- [Task details] Transcribe the listing in full, excluding any pictures.
─── Data ───
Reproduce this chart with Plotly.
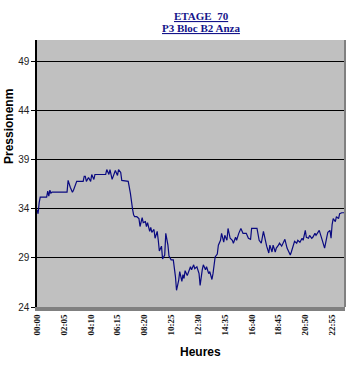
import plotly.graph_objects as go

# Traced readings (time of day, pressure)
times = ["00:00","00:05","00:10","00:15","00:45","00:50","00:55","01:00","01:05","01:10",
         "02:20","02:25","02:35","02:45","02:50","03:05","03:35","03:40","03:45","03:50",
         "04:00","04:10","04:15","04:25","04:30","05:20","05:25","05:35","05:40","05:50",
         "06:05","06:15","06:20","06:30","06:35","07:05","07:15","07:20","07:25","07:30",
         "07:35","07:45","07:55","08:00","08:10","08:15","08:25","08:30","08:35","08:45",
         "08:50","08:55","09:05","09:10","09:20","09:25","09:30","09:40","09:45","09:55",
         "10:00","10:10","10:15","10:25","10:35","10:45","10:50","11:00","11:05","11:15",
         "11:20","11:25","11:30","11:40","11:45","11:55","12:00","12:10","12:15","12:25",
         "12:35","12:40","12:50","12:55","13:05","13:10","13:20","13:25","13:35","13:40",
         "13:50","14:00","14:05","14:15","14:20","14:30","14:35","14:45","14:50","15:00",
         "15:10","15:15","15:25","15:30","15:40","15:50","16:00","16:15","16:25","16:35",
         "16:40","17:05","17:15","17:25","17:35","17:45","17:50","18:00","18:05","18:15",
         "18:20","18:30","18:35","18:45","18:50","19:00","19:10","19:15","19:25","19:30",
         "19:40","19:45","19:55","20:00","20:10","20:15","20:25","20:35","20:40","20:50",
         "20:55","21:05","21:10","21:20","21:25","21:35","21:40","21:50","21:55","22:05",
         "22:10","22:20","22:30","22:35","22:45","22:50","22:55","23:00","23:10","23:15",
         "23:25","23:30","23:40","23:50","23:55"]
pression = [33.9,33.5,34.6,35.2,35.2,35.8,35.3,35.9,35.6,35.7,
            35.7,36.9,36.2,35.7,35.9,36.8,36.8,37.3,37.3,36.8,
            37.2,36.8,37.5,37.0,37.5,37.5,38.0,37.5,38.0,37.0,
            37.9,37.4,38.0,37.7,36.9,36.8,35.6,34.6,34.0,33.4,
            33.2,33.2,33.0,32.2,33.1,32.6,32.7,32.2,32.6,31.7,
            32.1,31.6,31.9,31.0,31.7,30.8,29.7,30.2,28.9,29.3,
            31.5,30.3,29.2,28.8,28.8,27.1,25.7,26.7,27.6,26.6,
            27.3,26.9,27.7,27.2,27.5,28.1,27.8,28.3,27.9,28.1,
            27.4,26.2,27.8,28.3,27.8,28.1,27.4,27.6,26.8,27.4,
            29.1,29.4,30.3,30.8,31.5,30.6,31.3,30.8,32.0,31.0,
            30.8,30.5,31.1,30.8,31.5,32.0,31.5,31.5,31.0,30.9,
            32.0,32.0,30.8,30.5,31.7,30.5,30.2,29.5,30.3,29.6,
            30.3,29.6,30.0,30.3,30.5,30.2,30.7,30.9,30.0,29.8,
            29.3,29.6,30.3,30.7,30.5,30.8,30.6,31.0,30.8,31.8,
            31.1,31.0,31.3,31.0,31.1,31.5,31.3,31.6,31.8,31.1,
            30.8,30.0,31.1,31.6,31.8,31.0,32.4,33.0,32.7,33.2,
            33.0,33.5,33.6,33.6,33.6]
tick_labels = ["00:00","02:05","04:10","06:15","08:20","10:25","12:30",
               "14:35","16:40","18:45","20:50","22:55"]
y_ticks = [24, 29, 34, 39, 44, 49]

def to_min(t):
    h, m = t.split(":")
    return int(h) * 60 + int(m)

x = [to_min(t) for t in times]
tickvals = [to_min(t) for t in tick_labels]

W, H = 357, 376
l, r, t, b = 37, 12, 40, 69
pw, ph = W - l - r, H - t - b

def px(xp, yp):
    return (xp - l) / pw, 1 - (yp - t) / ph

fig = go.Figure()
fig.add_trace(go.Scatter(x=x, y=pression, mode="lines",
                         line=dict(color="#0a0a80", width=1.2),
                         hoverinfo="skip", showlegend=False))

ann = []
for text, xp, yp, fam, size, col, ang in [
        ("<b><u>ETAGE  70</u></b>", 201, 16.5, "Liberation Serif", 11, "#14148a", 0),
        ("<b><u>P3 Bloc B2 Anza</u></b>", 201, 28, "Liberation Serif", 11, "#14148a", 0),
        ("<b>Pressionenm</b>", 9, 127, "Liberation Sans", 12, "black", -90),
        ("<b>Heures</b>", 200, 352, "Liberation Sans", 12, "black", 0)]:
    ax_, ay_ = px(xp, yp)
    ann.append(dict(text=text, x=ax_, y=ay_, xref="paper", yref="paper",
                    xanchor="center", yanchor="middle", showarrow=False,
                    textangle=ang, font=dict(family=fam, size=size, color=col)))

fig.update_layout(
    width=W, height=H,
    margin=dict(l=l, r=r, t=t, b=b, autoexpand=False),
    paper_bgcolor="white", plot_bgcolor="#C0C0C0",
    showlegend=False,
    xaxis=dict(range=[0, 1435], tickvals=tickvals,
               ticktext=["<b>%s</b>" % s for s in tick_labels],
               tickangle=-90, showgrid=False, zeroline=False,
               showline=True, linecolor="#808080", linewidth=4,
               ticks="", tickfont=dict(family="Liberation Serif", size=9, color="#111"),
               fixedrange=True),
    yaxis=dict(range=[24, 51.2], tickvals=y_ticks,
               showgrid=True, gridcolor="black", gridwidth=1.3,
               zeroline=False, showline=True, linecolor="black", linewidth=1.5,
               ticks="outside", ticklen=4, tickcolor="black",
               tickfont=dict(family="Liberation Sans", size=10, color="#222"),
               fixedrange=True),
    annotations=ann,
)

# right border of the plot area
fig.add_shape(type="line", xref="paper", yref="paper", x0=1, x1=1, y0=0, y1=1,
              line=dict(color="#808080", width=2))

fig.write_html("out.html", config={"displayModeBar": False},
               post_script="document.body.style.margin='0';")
───
- [Solution to the exercise]
Reproduce this chart with Plotly.
import plotly.graph_objects as go

# Traced readings (time of day, pressure)
times = ["00:00","00:05","00:10","00:15","00:45","00:50","00:55","01:00","01:05","01:10",
         "02:20","02:25","02:35","02:45","02:50","03:05","03:35","03:40","03:45","03:50",
         "04:00","04:10","04:15","04:25","04:30","05:20","05:25","05:35","05:40","05:50",
         "06:05","06:15","06:20","06:30","06:35","07:05","07:15","07:20","07:25","07:30",
         "07:35","07:45","07:55","08:00","08:10","08:15","08:25","08:30","08:35","08:45",
         "08:50","08:55","09:05","09:10","09:20","09:25","09:30","09:40","09:45","09:55",
         "10:00","10:10","10:15","10:25","10:35","10:45","10:50","11:00","11:05","11:15",
         "11:20","11:25","11:30","11:40","11:45","11:55","12:00","12:10","12:15","12:25",
         "12:35","12:40","12:50","12:55","13:05","13:10","13:20","13:25","13:35","13:40",
         "13:50","14:00","14:05","14:15","14:20","14:30","14:35","14:45","14:50","15:00",
         "15:10","15:15","15:25","15:30","15:40","15:50","16:00","16:15","16:25","16:35",
         "16:40","17:05","17:15","17:25","17:35","17:45","17:50","18:00","18:05","18:15",
         "18:20","18:30","18:35","18:45","18:50","19:00","19:10","19:15","19:25","19:30",
         "19:40","19:45","19:55","20:00","20:10","20:15","20:25","20:35","20:40","20:50",
         "20:55","21:05","21:10","21:20","21:25","21:35","21:40","21:50","21:55","22:05",
         "22:10","22:20","22:30","22:35","22:45","22:50","22:55","23:00","23:10","23:15",
         "23:25","23:30","23:40","23:50","23:55"]
pression = [33.9,33.5,34.6,35.2,35.2,35.8,35.3,35.9,35.6,35.7,
            35.7,36.9,36.2,35.7,35.9,36.8,36.8,37.3,37.3,36.8,
            37.2,36.8,37.5,37.0,37.5,37.5,38.0,37.5,38.0,37.0,
            37.9,37.4,38.0,37.7,36.9,36.8,35.6,34.6,34.0,33.4,
            33.2,33.2,33.0,32.2,33.1,32.6,32.7,32.2,32.6,31.7,
            32.1,31.6,31.9,31.0,31.7,30.8,29.7,30.2,28.9,29.3,
            31.5,30.3,29.2,28.8,28.8,27.1,25.7,26.7,27.6,26.6,
            27.3,26.9,27.7,27.2,27.5,28.1,27.8,28.3,27.9,28.1,
            27.4,26.2,27.8,28.3,27.8,28.1,27.4,27.6,26.8,27.4,
            29.1,29.4,30.3,30.8,31.5,30.6,31.3,30.8,32.0,31.0,
            30.8,30.5,31.1,30.8,31.5,32.0,31.5,31.5,31.0,30.9,
            32.0,32.0,30.8,30.5,31.7,30.5,30.2,29.5,30.3,29.6,
            30.3,29.6,30.0,30.3,30.5,30.2,30.7,30.9,30.0,29.8,
            29.3,29.6,30.3,30.7,30.5,30.8,30.6,31.0,30.8,31.8,
            31.1,31.0,31.3,31.0,31.1,31.5,31.3,31.6,31.8,31.1,
            30.8,30.0,31.1,31.6,31.8,31.0,32.4,33.0,32.7,33.2,
            33.0,33.5,33.6,33.6,33.6]
tick_labels = ["00:00","02:05","04:10","06:15","08:20","10:25","12:30",
               "14:35","16:40","18:45","20:50","22:55"]
y_ticks = [24, 29, 34, 39, 44, 49]

def to_min(t):
    h, m = t.split(":")
    return int(h) * 60 + int(m)

x = [to_min(t) for t in times]
tickvals = [to_min(t) for t in tick_labels]

W, H = 357, 376
l, r, t, b = 37, 12, 40, 69
pw, ph = W - l - r, H - t - b

def px(xp, yp):
    return (xp - l) / pw, 1 - (yp - t) / ph

fig = go.Figure()
fig.add_trace(go.Scatter(x=x, y=pression, mode="lines",
                         line=dict(color="#0a0a80", width=1.2),
                         hoverinfo="skip", showlegend=False))

ann = []
for text, xp, yp, fam, size, col, ang in [
        ("<b><u>ETAGE  70</u></b>", 201, 16.5, "Liberation Serif", 11, "#14148a", 0),
        ("<b><u>P3 Bloc B2 Anza</u></b>", 201, 28, "Liberation Serif", 11, "#14148a", 0),
        ("<b>Pressionenm</b>", 9, 127, "Liberation Sans", 12, "black", -90),
        ("<b>Heures</b>", 200, 352, "Liberation Sans", 12, "black", 0)]:
    ax_, ay_ = px(xp, yp)
    ann.append(dict(text=text, x=ax_, y=ay_, xref="paper", yref="paper",
                    xanchor="center", yanchor="middle", showarrow=False,
                    textangle=ang, font=dict(family=fam, size=size, color=col)))

fig.update_layout(
    width=W, height=H,
    margin=dict(l=l, r=r, t=t, b=b, autoexpand=False),
    paper_bgcolor="white", plot_bgcolor="#C0C0C0",
    showlegend=False,
    xaxis=dict(range=[0, 1435], tickvals=tickvals,
               ticktext=["<b>%s</b>" % s for s in tick_labels],
               tickangle=-90, showgrid=False, zeroline=False,
               showline=True, linecolor="#808080", linewidth=4,
               ticks="", tickfont=dict(family="Liberation Serif", size=9, color="#111"),
               fixedrange=True),
    yaxis=dict(range=[24, 51.2], tickvals=y_ticks,
               showgrid=True, gridcolor="black", gridwidth=1.3,
               zeroline=False, showline=True, linecolor="black", linewidth=1.5,
               ticks="outside", ticklen=4, tickcolor="black",
               tickfont=dict(family="Liberation Sans", size=10, color="#222"),
               fixedrange=True),
    annotations=ann,
)

# right border of the plot area
fig.add_shape(type="line", xref="paper", yref="paper", x0=1, x1=1, y0=0, y1=1,
              line=dict(color="#808080", width=2))

fig.write_html("out.html", config={"displayModeBar": False},
               post_script="document.body.style.margin='0';")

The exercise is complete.